OMS Agent on Azure Sentinel Log forwarder not receiving and forwarding logs to sentinel workspace

Brass Contributor

Hello,

 

We have observed that we no longer are receiving Syslog and CEF logs from the Azure Sentinel Log forwarder that is deployed on client premise. I have performed the following steps:

 

netstat -an | grep 514

Status: Listening or established (which is fine)

 

netstat -an | grep 25226

Status: Listening or established (which is fine)

 

sudo tcpdump -A -ni any port 514 -vv

Status: receive logs from the data sources (which is fine)

 

sudo tcpdump -A -ni any port 514 -vv | grep (Zscaler IP)

Status: receive logs from the Zscaler data source, the logs showed Palo Alto name in the CEF messages which means Zscaler traffic was routed through the firewall (which is fine, as confirmed by client)

 

sudo tcpdump -A -ni any port 25226 -vv

Status: No logs were received (Issue Identified)

 

sudo tcpdump -A -ni any port 25226 -vv | grep (Zscaler IP)

Status: No logs were received (Issue Identified)

 

Restarted the Rsyslog Service:

service rsyslog restart (After service restart, Azure Sentinel Started receiving the syslog. The Syslog data source came up and working fine)

 

Restarted the OMSAgent Service

/opt/microsoft/omsagent/bin/service_control restart {workspace ID}

Status: There was no status message and prompt came, assuming it restarted in the background (Please confirm if this is the normal, not prompting or showing any message)

 

After OMS Agent restart, ran tcpdump again on OMS Agent to see if it starts receiving the logs but no luck.

 

I followed the following link: https://docs.microsoft.com/en-us/azure/sentinel/troubleshooting-cef-syslog?tabs=rsyslog

 

Can any one guide what probably be the cause of this issue????? Any help will be much appreciated. Thanks in advance.

5 Replies
I would also check with your Azure admins to see if they may have added any firewall rules that could have blocked the data. It seems that there is one command from the document to check for this:
sudo wget -O cef_troubleshoot.py https://raw.githubusercontent.com/Azure/Azure-Sentinel/master/DataConnectors/CEF/cef_troubleshoot.py... python cef_troubleshoot.py [WorkspaceID]

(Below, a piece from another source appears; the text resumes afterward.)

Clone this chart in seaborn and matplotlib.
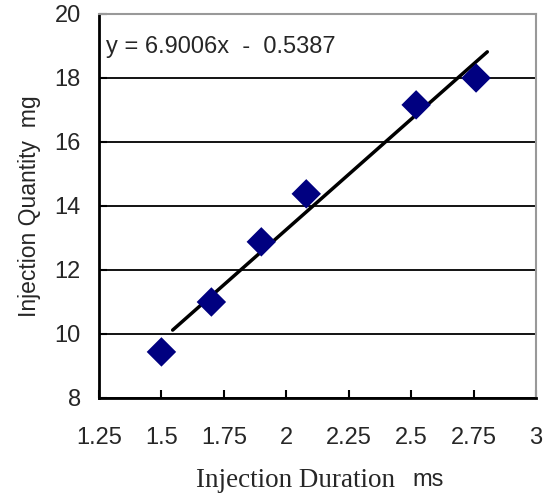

@Gary Bushey  Thank you for the prompt response. We have got the issue resolved through microsoft support. Apparently for some reason the OMI Agent was in a zombie/stuck state. Restarting the agent didnt work, had to manually kill the process and start the agent again. 

 

Killing and starting the agent again resolved the issue. As per MS teams , one of the possibility of this behavior may be that the disk space got full earlier at some point in time, which was then resolved however may be that disk space issue might have caused the agent to go into such a state.

 

Anyways, the issue has been resolved, we are still monitoring to see if it remains stable or not.

 

Sharing the above for the benefit of all.

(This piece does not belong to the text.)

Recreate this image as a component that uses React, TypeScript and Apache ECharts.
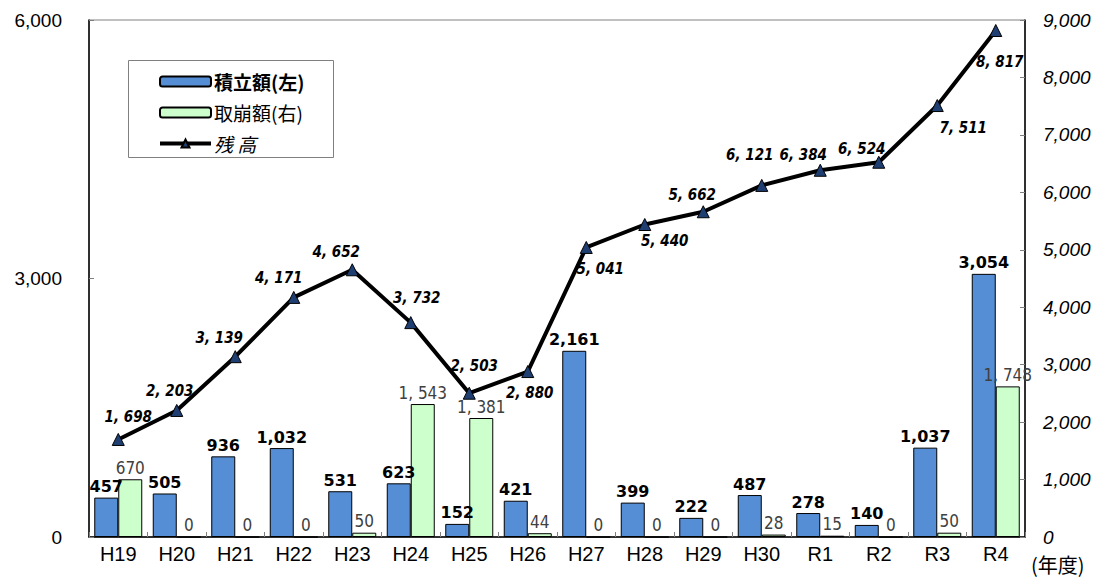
import React, { useEffect, useRef } from "react";
import * as echarts from "echarts";

const categories = ["H19", "H20", "H21", "H22", "H23", "H24", "H25", "H26", "H27", "H28", "H29", "H30", "R1", "R2", "R3", "R4"];
const tsumitate = [457, 505, 936, 1032, 531, 623, 152, 421, 2161, 399, 222, 487, 278, 140, 1037, 3054];
const torikuzushi = [670, 0, 0, 0, 50, 1543, 1381, 44, 0, 0, 0, 28, 15, 0, 50, 1748];
const zandaka = [1698, 2203, 3139, 4171, 4652, 3732, 2503, 2880, 5041, 5440, 5662, 6121, 6384, 6524, 7511, 8817];
const zandakaLabelOffsets: number[][] = [
  [10, -22], [-7, -19], [-16, -19], [-15, -19], [-16, -18], [6, -25], [5, -27], [2, 21],
  [14, 22], [20, 16], [-11, -17], [-12, -30], [-17, -15], [-17, -13], [26, 22], [4, 31],
];
const leftTicks = { min: 0, max: 6000, interval: 3000 };
const rightTicks = { min: 0, max: 9000, interval: 1000 };

const fmtSpaced = (v: number) => v.toLocaleString("en-US").replace(",", ", ");
const JP = "'Noto Sans CJK JP', 'Liberation Sans', sans-serif";
const NUM = "'Liberation Sans', Arial, sans-serif";
const BOLDNUM = "'DejaVu Sans', 'Liberation Sans', sans-serif";
const NARROW = "'Liberation Sans Narrow', 'DejaVu Sans Condensed', 'Noto Sans CJK JP', sans-serif";

export default function App() {
  const ref = useRef<HTMLDivElement>(null);
  useEffect(() => {
    if (!ref.current) return;
    const chart = echarts.init(ref.current, undefined, { renderer: "svg" });
    chart.setOption({
      animation: false,
      backgroundColor: "#ffffff",
      grid: { left: 89, right: 79, top: 20, bottom: 44, show: true, borderColor: "#808080", borderWidth: 1, containLabel: false },
      legend: {
        orient: "vertical",
        left: 153,
        top: 67,
        itemWidth: 51,
        itemHeight: 10,
        itemGap: 12,
        textStyle: { fontSize: 19, color: "#000", fontFamily: JP, padding: [0, 0, 0, -2] },
        data: [
          { name: "積立額(左)", textStyle: { fontWeight: "bold" } },
          { name: "取崩額(右)" },
          { name: "残 高", textStyle: { fontStyle: "italic" }, lineStyle: { width: 4, color: "#000" } },
        ],
      },
      graphic: [
        { type: "rect", shape: { x: 128.5, y: 60.5, width: 205, height: 97 }, style: { fill: "none", stroke: "#808080", lineWidth: 1 }, z: -1 },
        { type: "text", left: 1031, top: 554, style: { text: "(年度)", fill: "#000", font: `20px ${JP}` } },
      ],
      xAxis: {
        type: "category",
        data: categories,
        axisLine: { lineStyle: { color: "#000", width: 1.5 } },
        axisTick: { show: true, inside: true, length: 5, lineStyle: { color: "#808080" } },
        axisLabel: { fontSize: 20, color: "#000", margin: 7, fontFamily: NUM },
      },
      yAxis: [
        {
          type: "value",
          ...leftTicks,
          position: "left",
          axisLine: { show: true, lineStyle: { color: "#000", width: 1.5 } },
          axisTick: { show: true, inside: true, length: 5, lineStyle: { color: "#808080" } },
          splitLine: { show: false },
          axisLabel: { fontSize: 19, color: "#000", margin: 27, fontFamily: NUM, formatter: (v: number) => v.toLocaleString("en-US") },
        },
        {
          type: "value",
          ...rightTicks,
          position: "right",
          axisLine: { show: true, lineStyle: { color: "#000", width: 1.5 } },
          axisTick: { show: true, inside: true, length: 5, lineStyle: { color: "#808080" } },
          splitLine: { show: false },
          axisLabel: { fontSize: 19, color: "#000", margin: 18, fontStyle: "italic", fontFamily: NUM, formatter: (v: number) => v.toLocaleString("en-US") },
        },
      ],
      series: [
        {
          name: "積立額(左)",
          type: "bar",
          yAxisIndex: 0,
          data: tsumitate,
          barWidth: 24,
          barGap: "0%",
          itemStyle: { color: "#558ed5", borderColor: "#000", borderWidth: 1 },
          label: { show: true, position: "top", distance: 3, fontSize: 16, fontWeight: "bold", color: "#000", fontFamily: BOLDNUM, formatter: (p: any) => p.value.toLocaleString("en-US") },
        },
        {
          name: "取崩額(右)",
          type: "bar",
          yAxisIndex: 0,
          data: torikuzushi,
          barWidth: 24,
          barGap: "0%",
          itemStyle: { color: "#ccffcc", borderColor: "#000", borderWidth: 1 },
          label: { show: true, position: "top", distance: 3, fontSize: 17, color: "#404040", fontFamily: NARROW, formatter: (p: any) => fmtSpaced(p.value) },
        },
        {
          name: "残 高",
          type: "line",
          yAxisIndex: 1,
          data: zandaka.map((v, i) => ({ value: v, label: { offset: zandakaLabelOffsets[i] } })),
          symbol: "triangle",
          symbolSize: 12,
          lineStyle: { color: "#000", width: 4 },
          itemStyle: { color: "#1f3f73", borderColor: "#000", borderWidth: 1 },
          z: 5,
          label: {
            show: true,
            position: "inside",
            align: "center",
            verticalAlign: "middle",
            fontSize: 15,
            fontWeight: "bold",
            fontStyle: "italic",
            color: "#000",
            fontFamily: NARROW,
            formatter: (p: any) => fmtSpaced(p.value),
          },
        },
      ],
    });
    return () => chart.dispose();
  }, []);
  return <div ref={ref} style={{ position: "fixed", left: 0, top: 0, width: 1104, height: 581 }} />;
}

Thanks once again for your support, much appreciated.

 

Fahad.

@FahadAhmed - I am having the same issue here. how did you prevent it from getting disk full again?

Hi @alazarg 

Check your /etc/rsyslog.d/50-default.conf file. It has a section like this:

#
# First some standard log files.  Log by facility.
#
#auth,authpriv.*                        /var/log/auth.log
*.*;auth,authpriv.none          -/var/log/syslog
#cron.*                         /var/log/cron.log
#daemon.*                       -/var/log/daemon.log
kern.*                          -/var/log/kern.log
#lpr.*                          -/var/log/lpr.log
mail.*                          -/var/log/mail.log
#user.*                         -/var/log/user.log

The problem is line 5 where any facility (*.*) is written to /var/log/syslog file. Solution is to either comment it out (using #) or even better:

#
# First some standard log files.  Log by facility.
#
if ($fromhost-ip == '127.0.0.1') then {
  #auth,authpriv.*                        /var/log/auth.log
  *.*;auth,authpriv.none          -/var/log/syslog
  #cron.*                         /var/log/cron.log
  #daemon.*                       -/var/log/daemon.log
  kern.*                          -/var/log/kern.log
  #lpr.*                          -/var/log/lpr.log
  mail.*                          -/var/log/mail.log
  #user.*                         -/var/log/user.log
}

Then only local generated logs will be written to the filesystem and the disk will not be filled.

 

Good luck.

 

/Kenneth ML

 

Thank you very much for the input @Kenneth Meyer-Lassen 

The disk size full issue was resolved by increasing the OS Disk size. When creating Linux VM in Azure, OS disk is 32GB and for Log forwarder that need to be increased to at least 256 GB, as follows:

alazarghide_0-1683068950804.png

Select the disk, choose from the list, and save.

alazarghide_1-1683069018583.png

The syslog server will maintain the log file cleanup with its scheduled task.